■ GIVEN MATERIAL ■
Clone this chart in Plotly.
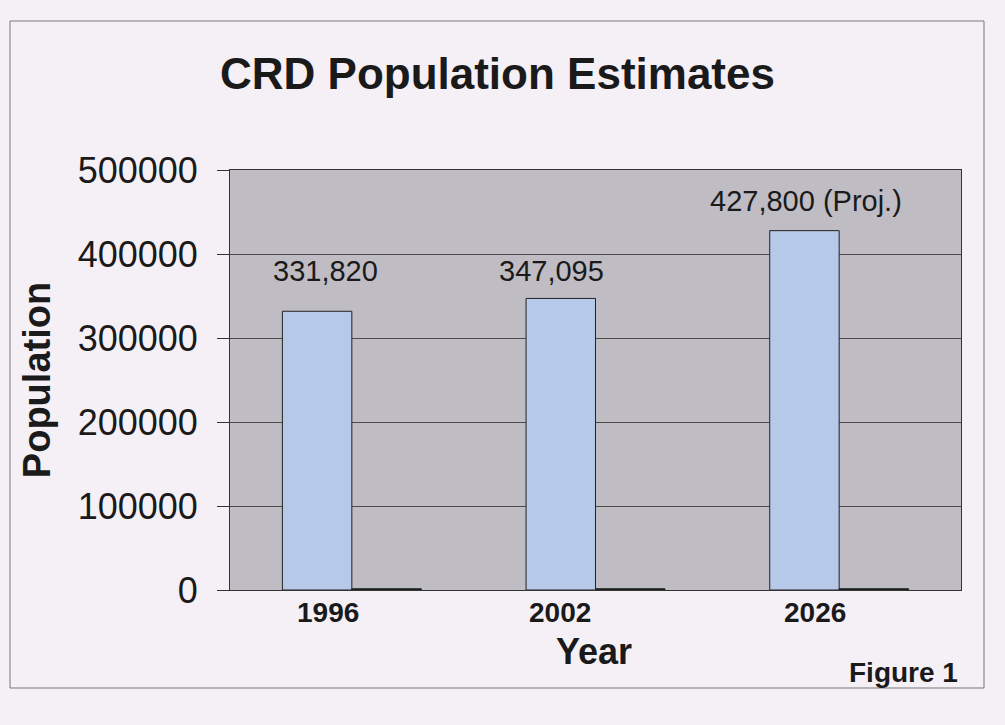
import plotly.graph_objects as go

years = ["1996", "2002", "2026"]
population = [331820, 347095, 427800]
labels = ["331,820", "347,095", "427,800 (Proj.)"]
second_series = [1500, 1500, 1500]
y_ticks = [0, 100000, 200000, 300000, 400000, 500000]

W, H = 1005, 725
L, R, T, B = 230, 44, 170, 135
PW, PH = W - L - R, H - T - B
label_shift = [40, 27, 30]
label_xshift = [9, -9, 2]
tick_xshift = [-24, -36, -24]


def px_x(x):
    return (x - L) / PW


def px_y(y):
    return (H - B - y) / PH


fig = go.Figure()
fig.add_trace(go.Bar(
    x=years, y=population,
    marker=dict(color="#b6c9e8", line=dict(color="#222222", width=1)),
    showlegend=False,
))
fig.add_trace(go.Bar(
    x=years, y=second_series,
    marker=dict(color="#1e2424", line=dict(color="#1e2424", width=1)),
    showlegend=False,
))

for i, (val, lab, ys, xs) in enumerate(zip(population, labels, label_shift, label_xshift)):
    fig.add_annotation(x=i, y=val, text=lab, showarrow=False, xref="x", yref="y",
                       xshift=xs - 35, yshift=ys, yanchor="middle", xanchor="center",
                       font=dict(size=29, color="#1a1a1a"))

# category labels under the axis (slightly left of the group centre as in the reference)
for i, (yr, xs) in enumerate(zip(years, tick_xshift)):
    fig.add_annotation(x=i, y=px_y(612), text=f"<b>{yr}</b>", showarrow=False,
                       xref="x", yref="paper", xshift=xs, yanchor="middle", xanchor="center",
                       font=dict(size=28, color="#1a1a1a"))

fig.update_layout(
    width=W, height=H,
    margin=dict(l=L, r=R, t=T, b=B),
    paper_bgcolor="#f5f0f6",
    plot_bgcolor="#c0bcc3",
    barmode="group", bargap=0.43, bargroupgap=0,
    font=dict(family="Liberation Sans, Arial", color="#1a1a1a"),
    title=dict(text="<b>CRD Population Estimates</b>", x=0.495, xanchor="center",
               y=1 - 74 / H, yanchor="middle", font=dict(size=44, color="#1a1a1a")),
    xaxis=dict(type="category", range=[-0.5, len(years) - 0.5], showgrid=False,
               showticklabels=False, ticks="",
               showline=True, linecolor="#333333", linewidth=1, mirror=True),
    yaxis=dict(range=[0, 500000], tickvals=y_ticks, ticktext=[str(v) for v in y_ticks],
               tickfont=dict(size=36, color="#1a1a1a"), showgrid=True,
               gridcolor="#4a4a4a", gridwidth=1, zeroline=False,
               showline=True, linecolor="#333333", linewidth=1, mirror=True,
               ticks="outside", ticklen=12, tickcolor="#333333", ticklabelstandoff=12,
               title=dict(text="<b>Population</b>", font=dict(size=38), standoff=15)),
)

fig.add_annotation(text="<b>Year</b>", xref="paper", yref="paper",
                   x=px_x(594), y=px_y(651), xanchor="center", yanchor="middle",
                   showarrow=False, font=dict(size=36, color="#1a1a1a"))

fig.add_shape(type="rect", xref="paper", yref="paper",
              x0=px_x(10), x1=px_x(984), y0=px_y(688), y1=px_y(21),
              line=dict(color="#777777", width=1), layer="below")
fig.add_annotation(text="<b>Figure 1</b>", xref="paper", yref="paper",
                   x=px_x(960), xanchor="right", y=px_y(672), yanchor="middle",
                   showarrow=False, font=dict(size=28, color="#1a1a1a"))

fig.write_html("out.html")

■ SHORT TASK ■
Reproduce all of the data exactly, omitting each picture it holds.

■ FULL OUTPUT ■
Clone this chart in Plotly.
import plotly.graph_objects as go

years = ["1996", "2002", "2026"]
population = [331820, 347095, 427800]
labels = ["331,820", "347,095", "427,800 (Proj.)"]
second_series = [1500, 1500, 1500]
y_ticks = [0, 100000, 200000, 300000, 400000, 500000]

W, H = 1005, 725
L, R, T, B = 230, 44, 170, 135
PW, PH = W - L - R, H - T - B
label_shift = [40, 27, 30]
label_xshift = [9, -9, 2]
tick_xshift = [-24, -36, -24]


def px_x(x):
    return (x - L) / PW


def px_y(y):
    return (H - B - y) / PH


fig = go.Figure()
fig.add_trace(go.Bar(
    x=years, y=population,
    marker=dict(color="#b6c9e8", line=dict(color="#222222", width=1)),
    showlegend=False,
))
fig.add_trace(go.Bar(
    x=years, y=second_series,
    marker=dict(color="#1e2424", line=dict(color="#1e2424", width=1)),
    showlegend=False,
))

for i, (val, lab, ys, xs) in enumerate(zip(population, labels, label_shift, label_xshift)):
    fig.add_annotation(x=i, y=val, text=lab, showarrow=False, xref="x", yref="y",
                       xshift=xs - 35, yshift=ys, yanchor="middle", xanchor="center",
                       font=dict(size=29, color="#1a1a1a"))

# category labels under the axis (slightly left of the group centre as in the reference)
for i, (yr, xs) in enumerate(zip(years, tick_xshift)):
    fig.add_annotation(x=i, y=px_y(612), text=f"<b>{yr}</b>", showarrow=False,
                       xref="x", yref="paper", xshift=xs, yanchor="middle", xanchor="center",
                       font=dict(size=28, color="#1a1a1a"))

fig.update_layout(
    width=W, height=H,
    margin=dict(l=L, r=R, t=T, b=B),
    paper_bgcolor="#f5f0f6",
    plot_bgcolor="#c0bcc3",
    barmode="group", bargap=0.43, bargroupgap=0,
    font=dict(family="Liberation Sans, Arial", color="#1a1a1a"),
    title=dict(text="<b>CRD Population Estimates</b>", x=0.495, xanchor="center",
               y=1 - 74 / H, yanchor="middle", font=dict(size=44, color="#1a1a1a")),
    xaxis=dict(type="category", range=[-0.5, len(years) - 0.5], showgrid=False,
               showticklabels=False, ticks="",
               showline=True, linecolor="#333333", linewidth=1, mirror=True),
    yaxis=dict(range=[0, 500000], tickvals=y_ticks, ticktext=[str(v) for v in y_ticks],
               tickfont=dict(size=36, color="#1a1a1a"), showgrid=True,
               gridcolor="#4a4a4a", gridwidth=1, zeroline=False,
               showline=True, linecolor="#333333", linewidth=1, mirror=True,
               ticks="outside", ticklen=12, tickcolor="#333333", ticklabelstandoff=12,
               title=dict(text="<b>Population</b>", font=dict(size=38), standoff=15)),
)

fig.add_annotation(text="<b>Year</b>", xref="paper", yref="paper",
                   x=px_x(594), y=px_y(651), xanchor="center", yanchor="middle",
                   showarrow=False, font=dict(size=36, color="#1a1a1a"))

fig.add_shape(type="rect", xref="paper", yref="paper",
              x0=px_x(10), x1=px_x(984), y0=px_y(688), y1=px_y(21),
              line=dict(color="#777777", width=1), layer="below")
fig.add_annotation(text="<b>Figure 1</b>", xref="paper", yref="paper",
                   x=px_x(960), xanchor="right", y=px_y(672), yanchor="middle",
                   showarrow=False, font=dict(size=28, color="#1a1a1a"))

fig.write_html("out.html")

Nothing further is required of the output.